Indeed, from 1952-1960 only one Deep South state voted Republican: Louisiana in 1956. (Mississippi gave more popular votes to Kennedy than Nixon in 1960, but gave it’s electoral votes to non-candidate Harry Bryd (a segregationist Va. Senator). Still, aside from the Louisiana exception, the Deep South remained Democrat despite the Thurmond insurgency and the growing support of Democrats for blacks and vice versa.

1964- 1972: The turning point year for the Deep South was in 1964. After the activism of the Kennedy (and early LBJ) Administration, the Deep South shifted from virtually all Democrat in 1952-60 to virtually all Republican in 1964. Only NC voted for LBJ in 1964, and probably would not have done so without the black vote that year. None of the Deep South Goldwater states were close. Aside from Arizona, the Deep South states were the only states to vote for Goldwater.

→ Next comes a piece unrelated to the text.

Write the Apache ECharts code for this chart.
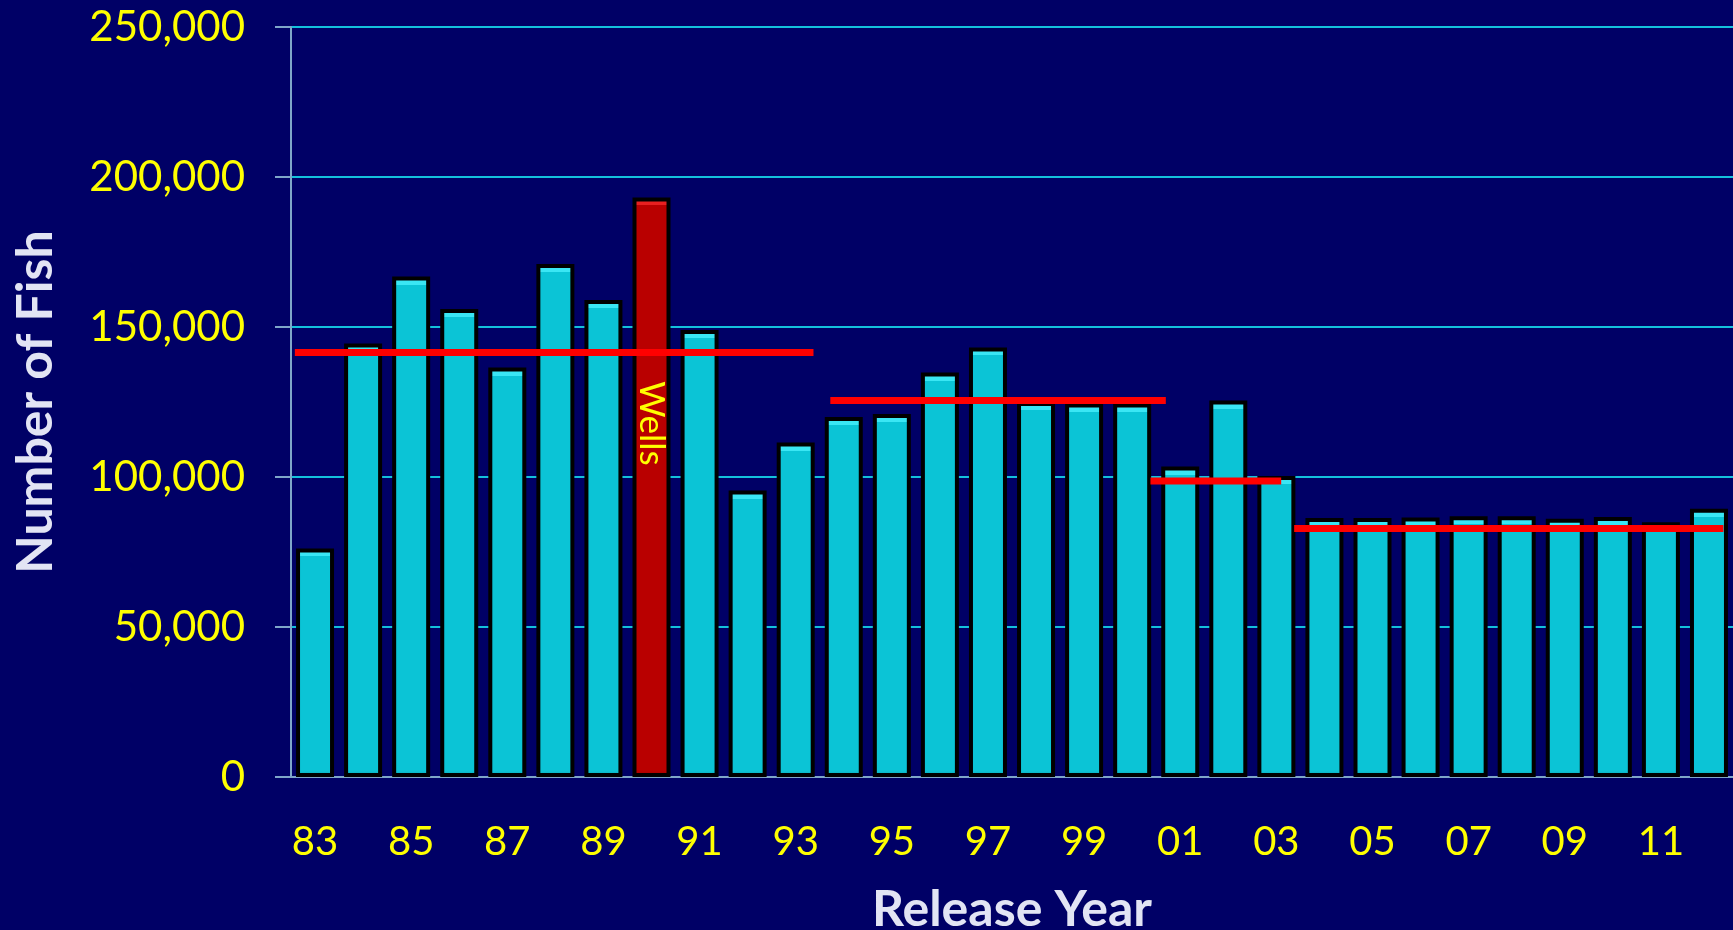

The Republican dilemma in the South was the inability to carry both the Outer and Deep South at the same time! In 1968 it looked promising for the GOP, only to see third party candidate George Wallace win 5 Deep South states while the Carolinas went to Nixon. Finally in 1972, Nixon swept both regions of the South. Still, without Wallace Nixon would’ve accomplished this in 1968. Remember, the southern Wallace vote would’ve split 80%-20% for Nixon. Given that and the fact the Democrats came in third place behind Wallace and Nixon in most of the South, it is a cinch to assume that Nixon would’ve swept these states along with the Outer South in 1968.

1976 to present: The first southerner nominated by a major party since before the Civil War, Jimmy Carter swept the Deep South in 1976. Outside the Bicentennial election, though, the GOP has almost always swept the Deep South. On only four occasions have any Deep South states voted Democrat since the 1970s. Georgia voted for Carter in 1980 (the only state in the entire South to do so, suggesting Georgians were simply voting for one of their own). Georgia voted for Clinton in 1992, but with less than 40% of the vote.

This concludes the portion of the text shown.